Par ailleurs, si on trouve logiquement des logements abandonnés dans des zones rurales peu attractives au niveau de l’emploi et où vit majoritairement une population âgée, les logements à l’abandon ne sont pas non plus rares en ville. Les enfants (alors déjà adultes d’âge mûr) qui héritent de leurs parents ont souvent fait leur vie ailleurs et ne peuvent/veulent pas aller habiter dans ce qui fut autrefois la maison familiale, de même que les petits-enfants, jeunes adultes s’installant près du lieu de leurs études ou de leur travail. En outre, le système d’héritage japonais comporte des frais de succession très élevés qui font que l’héritage est parfois refusé. S’il est accepté, il peut naître des conflits entre héritiers s’éternisant devant les tribunaux.
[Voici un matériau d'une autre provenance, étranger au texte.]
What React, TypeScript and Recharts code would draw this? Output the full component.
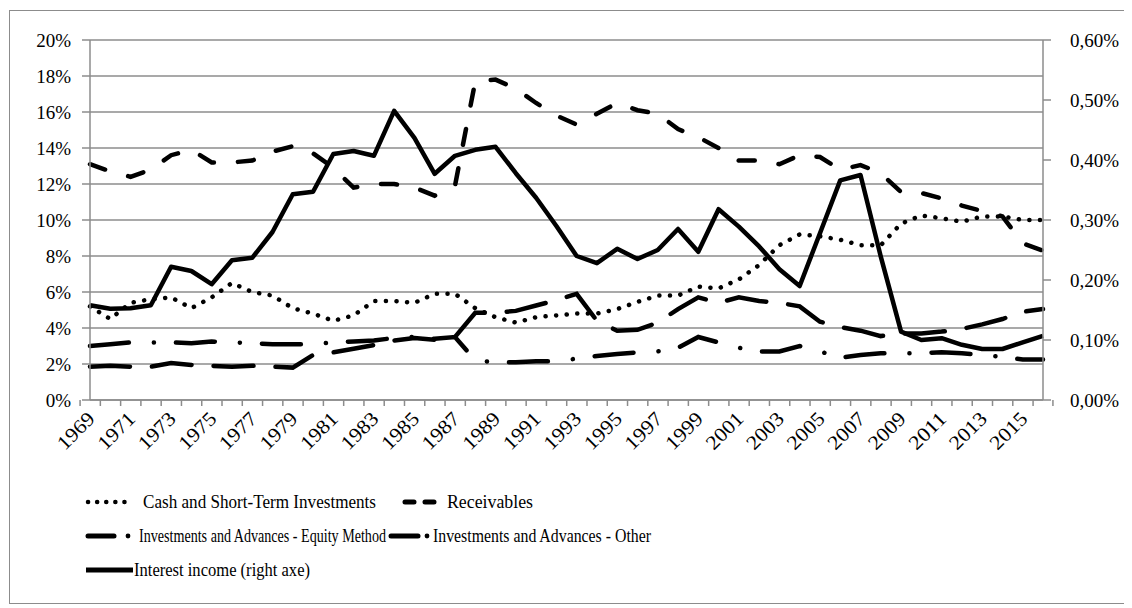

Ces états de fait couplés au prix exorbitant à débourser pour démolir une habitation font que les propriétaires, s’il y en a, se bornent à en payer les taxes foncières sans se soucier de son entretien. Car au Japon il est fiscalement plus intéressant de payer les taxes d’un logement que d’un terrain nu assujetti à un taux d’imposition six fois plus élevé. Cette taxation lourde pour les terrains est un reliquat de l’époque où le gouvernement voulait inciter à la construction immobilière dans un pays alors en plein boom économique. Quant à ceux qui veulent louer ou vendre, ils se heurtent au manque de candidats. Au final ces logements tombent peu à peu en ruine et passent d’inhabités à inhabitables.
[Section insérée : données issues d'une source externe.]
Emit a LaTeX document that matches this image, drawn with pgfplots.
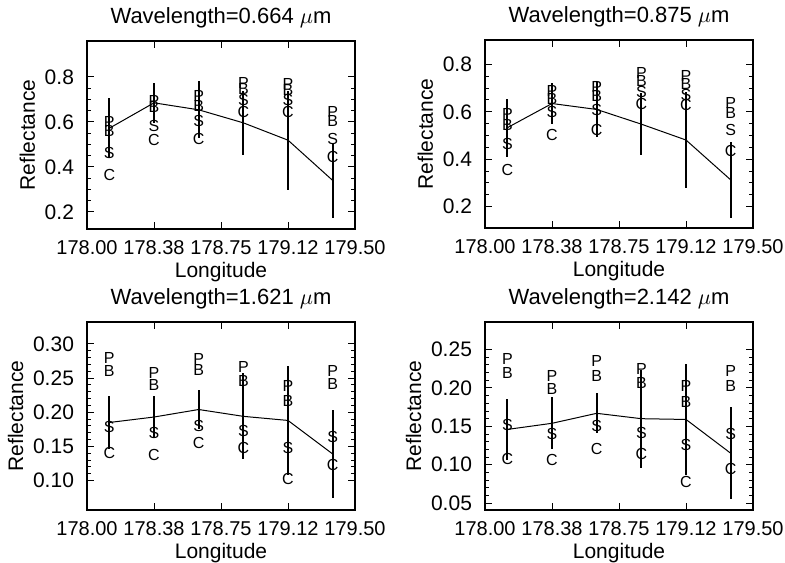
\documentclass[border=0pt]{standalone}
\usepackage{pgfplots}
\pgfplotsset{compat=1.18}
\usepackage{pgfplotstable}
\usepackage{fontspec}
\setmainfont{Liberation Sans}

\pgfplotstableread{
x y e P B S C
178.125 0.572 0.134 0.600 0.560 0.461 0.365
178.375 0.685 0.090 0.695 0.665 0.580 0.520
178.625 0.654 0.126 0.715 0.673 0.606 0.524
178.875 0.596 0.142 0.775 0.745 0.696 0.643
179.125 0.519 0.220 0.770 0.740 0.696 0.643
179.375 0.340 0.167 0.643 0.606 0.524 0.442
}\dataA
\pgfplotstableread{
x y e P B S C
178.125 0.533 0.123 0.589 0.544 0.464 0.355
178.375 0.635 0.087 0.688 0.652 0.600 0.502
178.625 0.610 0.115 0.705 0.666 0.607 0.523
178.875 0.548 0.130 0.764 0.730 0.684 0.632
179.125 0.481 0.203 0.750 0.719 0.670 0.628
179.375 0.313 0.161 0.638 0.596 0.523 0.436
}\dataB
\pgfplotstableread{
x y e P B S C
178.125 0.185 0.039 0.280 0.261 0.178 0.140
178.375 0.193 0.031 0.258 0.240 0.169 0.138
178.625 0.204 0.028 0.278 0.262 0.180 0.155
178.875 0.194 0.063 0.266 0.246 0.172 0.148
179.125 0.188 0.080 0.239 0.216 0.148 0.103
179.375 0.139 0.065 0.261 0.241 0.164 0.123
}\dataC
\pgfplotstableread{
x y e P B S C
178.125 0.146 0.040 0.238 0.219 0.152 0.107
178.375 0.154 0.034 0.215 0.199 0.140 0.106
178.625 0.167 0.026 0.235 0.216 0.150 0.120
178.875 0.160 0.064 0.225 0.206 0.142 0.114
179.125 0.159 0.072 0.202 0.182 0.126 0.078
179.375 0.115 0.060 0.222 0.202 0.140 0.094
}\dataD

\pgfplotsset{
  myax/.style={
    scale only axis, width=134pt, height=94pt,
    xmin=178, xmax=179.5,
    xtick={178,178.375,178.75,179.125,179.5},
    xticklabels={178.00,178.38,178.75,179.12,179.50},
    tick align=inside,
    major tick length=3.5pt, minor tick length=2pt,
    axis line style={line width=0.6pt},
    every tick/.style={black, line width=0.5pt},
    yticklabel style={font=\fontsize{10.5}{12}\selectfont, xshift=-3pt},
    xticklabel style={font=\fontsize{10}{12}\selectfont, yshift=-2pt},
    label style={font=\fontsize{10.5}{12}\selectfont},
    title style={font=\fontsize{11}{13}\selectfont, yshift=-3pt},
    xlabel={Longitude}, ylabel={Reflectance},
    /pgf/number format/assume math mode=true,
    /pgf/number format/fixed, /pgf/number format/fixed zerofill,
    xlabel style={yshift=3pt},
    ylabel style={yshift=-2pt},
  },
  lett/.style={only marks, mark=text, text mark={#1}, text mark as node=true,
    text mark style={font=\fontsize{8}{8}\selectfont, inner sep=0pt, black}},
}

\newcommand{\panel}[1]{%
  \addplot[black, line width=0.5pt, mark=none,
    error bars/.cd, y dir=both, y explicit, error mark=none,
    error bar style={line width=1pt}] table[x=x, y=y, y error=e] {#1};
  \addplot[lett=P] table[x=x, y=P] {#1};
  \addplot[lett=B] table[x=x, y=B] {#1};
  \addplot[lett=S] table[x=x, y=S] {#1};
  \addplot[lett=C] table[x=x, y=C] {#1};
}

\begin{document}
\begin{tikzpicture}
\useasboundingbox (0,0) rectangle (392.5pt,281pt);

\begin{axis}[myax, at={(43.5pt,166.5pt)}, anchor=south west,
  ymin=0.124, ymax=0.96, ytick={0.2,0.4,0.6,0.8}, minor y tick num=3,
  /pgf/number format/precision=1,
  title={Wavelength=0.664 $\mu$m}]
\panel{\dataA}
\end{axis}

\begin{axis}[myax, at={(242.5pt,167pt)}, anchor=south west,
  ymin=0.11, ymax=0.903, ytick={0.2,0.4,0.6,0.8}, minor y tick num=3,
  /pgf/number format/precision=1,
  title={Wavelength=0.875 $\mu$m}]
\panel{\dataB}
\end{axis}

\begin{axis}[myax, at={(43.5pt,26pt)}, anchor=south west,
  ymin=0.057, ymax=0.332, ytick={0.10,0.15,0.20,0.25,0.30}, minor y tick num=4,
  /pgf/number format/precision=2,
  title={Wavelength=1.621 $\mu$m}]
\panel{\dataC}
\end{axis}

\begin{axis}[myax, at={(242.5pt,26pt)}, anchor=south west,
  ymin=0.041, ymax=0.286, ytick={0.05,0.10,0.15,0.20,0.25}, minor y tick num=4,
  /pgf/number format/precision=2,
  title={Wavelength=2.142 $\mu$m}]
\panel{\dataD}
\end{axis}
\end{tikzpicture}
\end{document}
Nombre d’étrangers ont souvent l’image d’un Japon aux maisons inabordables. Tout comme la distribution des richesses dans la population, les prix varient drastiquement selon les lieux. Lors de nos recherches d’un appartement en 2018, il pouvait nous être proposé un logement neuf de trois pièces pour 2 millions d’euros (!!!) en plein cœur de la capitale. 15 fois le prix « normal » à quelques kilomètres de là. Partout ailleurs, dans le Japon rural, les prix fluctuent beaucoup plus. Loin de tout, surtout de l’activité économique concentrée en agglomération, certaines maisons se bradent pour une bouchée de pain. En périphérie de Kyoto, nous avons rencontré des propriétaires acculés, incapables de vendre leur maison familiale traditionnelle. Un pan de la culture japonaise qui fait souvent rêver à l’étranger disparaît peu à peu.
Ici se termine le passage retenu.